A recent LessWrong post by user nwm challenges the widely accepted exponential forgetting curve, originally derived from Hermann Ebbinghaus's 1885 experiments. The classic curve, often depicted as a steep drop in retention over time, is based on 'savings'—the time saved when relearning information—rather than direct measures of recall probability. nwm analyzes their own spaced-repetition data, specifically performance on the fourth response after three consecutive correct answers (CCC prefix), and finds that the data does not clearly follow an exponential distribution.
Using Bayesian information criterion (BIC) analyses, nwm shows that models with fewer parameters, including linear fits, perform nearly as well as more complex ones, suggesting any distribution can approximate the data. The author emphasizes that the pragmatic takeaway is to prioritize the ergonomics of broader learning systems over fine-tuning algorithmic details. This post adds to ongoing debates in the spaced-repetition community, where some advocate for power laws or other models, but the core insight remains: real-world forgetting curves may not match textbook schematics.
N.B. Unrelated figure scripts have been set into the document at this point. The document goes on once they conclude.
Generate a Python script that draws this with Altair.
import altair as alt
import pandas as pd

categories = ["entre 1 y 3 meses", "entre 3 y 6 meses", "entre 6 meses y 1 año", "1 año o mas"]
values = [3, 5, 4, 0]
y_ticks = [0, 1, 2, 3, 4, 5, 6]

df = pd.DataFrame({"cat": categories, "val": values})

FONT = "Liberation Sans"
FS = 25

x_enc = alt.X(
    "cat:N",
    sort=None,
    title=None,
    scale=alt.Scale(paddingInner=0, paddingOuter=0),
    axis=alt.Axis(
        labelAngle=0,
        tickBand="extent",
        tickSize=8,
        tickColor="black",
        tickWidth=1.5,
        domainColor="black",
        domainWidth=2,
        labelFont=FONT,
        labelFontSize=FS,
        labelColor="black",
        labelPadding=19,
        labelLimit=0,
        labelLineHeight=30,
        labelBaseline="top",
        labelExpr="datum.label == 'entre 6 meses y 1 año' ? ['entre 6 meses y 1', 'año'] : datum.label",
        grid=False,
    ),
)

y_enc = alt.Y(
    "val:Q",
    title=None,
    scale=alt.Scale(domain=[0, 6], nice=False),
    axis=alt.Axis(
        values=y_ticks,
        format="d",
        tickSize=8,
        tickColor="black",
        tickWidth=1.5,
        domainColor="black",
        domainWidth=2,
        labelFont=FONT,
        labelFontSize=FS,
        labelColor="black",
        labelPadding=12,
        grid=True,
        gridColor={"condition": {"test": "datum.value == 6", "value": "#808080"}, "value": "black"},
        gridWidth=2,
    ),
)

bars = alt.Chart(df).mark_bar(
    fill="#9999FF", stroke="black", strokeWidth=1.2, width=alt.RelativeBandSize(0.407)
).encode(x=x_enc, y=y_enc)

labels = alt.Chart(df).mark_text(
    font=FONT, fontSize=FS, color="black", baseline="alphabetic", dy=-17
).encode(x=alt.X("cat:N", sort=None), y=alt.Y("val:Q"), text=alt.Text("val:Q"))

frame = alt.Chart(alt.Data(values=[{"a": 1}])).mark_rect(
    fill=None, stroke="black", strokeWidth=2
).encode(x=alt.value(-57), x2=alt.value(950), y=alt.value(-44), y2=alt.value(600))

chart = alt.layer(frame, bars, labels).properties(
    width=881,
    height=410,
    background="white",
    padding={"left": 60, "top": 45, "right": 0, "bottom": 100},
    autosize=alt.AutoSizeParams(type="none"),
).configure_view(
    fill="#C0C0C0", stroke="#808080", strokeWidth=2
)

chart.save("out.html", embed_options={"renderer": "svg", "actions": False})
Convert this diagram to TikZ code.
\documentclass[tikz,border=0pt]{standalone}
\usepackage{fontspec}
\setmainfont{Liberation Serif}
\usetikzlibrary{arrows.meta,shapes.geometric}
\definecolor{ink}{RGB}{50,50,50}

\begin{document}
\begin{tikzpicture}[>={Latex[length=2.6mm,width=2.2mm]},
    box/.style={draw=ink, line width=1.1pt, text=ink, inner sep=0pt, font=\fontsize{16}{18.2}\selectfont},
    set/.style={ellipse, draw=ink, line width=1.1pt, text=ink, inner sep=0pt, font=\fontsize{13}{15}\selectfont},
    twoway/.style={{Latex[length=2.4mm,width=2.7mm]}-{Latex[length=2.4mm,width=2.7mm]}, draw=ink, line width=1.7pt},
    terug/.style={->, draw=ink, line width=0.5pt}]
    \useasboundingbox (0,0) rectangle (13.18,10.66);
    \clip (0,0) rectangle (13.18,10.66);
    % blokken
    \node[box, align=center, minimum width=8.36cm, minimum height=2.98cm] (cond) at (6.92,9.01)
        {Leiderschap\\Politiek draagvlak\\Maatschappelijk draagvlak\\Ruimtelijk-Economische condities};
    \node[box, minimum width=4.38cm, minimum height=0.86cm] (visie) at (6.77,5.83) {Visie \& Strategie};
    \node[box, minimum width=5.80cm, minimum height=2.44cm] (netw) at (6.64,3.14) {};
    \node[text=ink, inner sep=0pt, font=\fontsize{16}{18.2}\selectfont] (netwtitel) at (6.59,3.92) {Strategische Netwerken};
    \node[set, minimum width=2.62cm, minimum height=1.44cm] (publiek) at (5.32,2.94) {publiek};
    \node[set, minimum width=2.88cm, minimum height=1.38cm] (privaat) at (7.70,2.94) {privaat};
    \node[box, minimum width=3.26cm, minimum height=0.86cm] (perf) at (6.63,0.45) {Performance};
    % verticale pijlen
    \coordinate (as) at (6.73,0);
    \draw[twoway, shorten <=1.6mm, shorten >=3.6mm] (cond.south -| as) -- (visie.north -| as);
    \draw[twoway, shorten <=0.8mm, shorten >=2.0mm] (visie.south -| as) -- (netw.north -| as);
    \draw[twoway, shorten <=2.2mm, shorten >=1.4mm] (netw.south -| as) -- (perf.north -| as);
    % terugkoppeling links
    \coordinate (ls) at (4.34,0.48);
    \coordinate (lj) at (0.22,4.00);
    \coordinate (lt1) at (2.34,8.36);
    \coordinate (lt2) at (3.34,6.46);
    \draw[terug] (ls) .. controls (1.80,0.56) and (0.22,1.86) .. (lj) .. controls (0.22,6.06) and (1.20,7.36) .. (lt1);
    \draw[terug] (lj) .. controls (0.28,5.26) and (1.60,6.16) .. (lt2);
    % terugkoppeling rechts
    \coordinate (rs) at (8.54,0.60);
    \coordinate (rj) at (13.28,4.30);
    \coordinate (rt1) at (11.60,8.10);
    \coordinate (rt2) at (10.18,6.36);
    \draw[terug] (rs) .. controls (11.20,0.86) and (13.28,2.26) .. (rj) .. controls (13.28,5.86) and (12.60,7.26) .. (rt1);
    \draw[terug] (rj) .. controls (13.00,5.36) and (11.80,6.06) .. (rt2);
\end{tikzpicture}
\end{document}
- Ebbinghaus's forgetting curve is based on 'savings' metric, not modern recall probability.
- nwm's CCC-prefix data shows no clear exponential fit; linear models perform similarly.
- Author suggests focusing on learning system ergonomics over precise algorithmic models.
Why It Matters
This challenges foundational assumptions in spaced-repetition software design, urging a shift from algorithmic precision to user experience.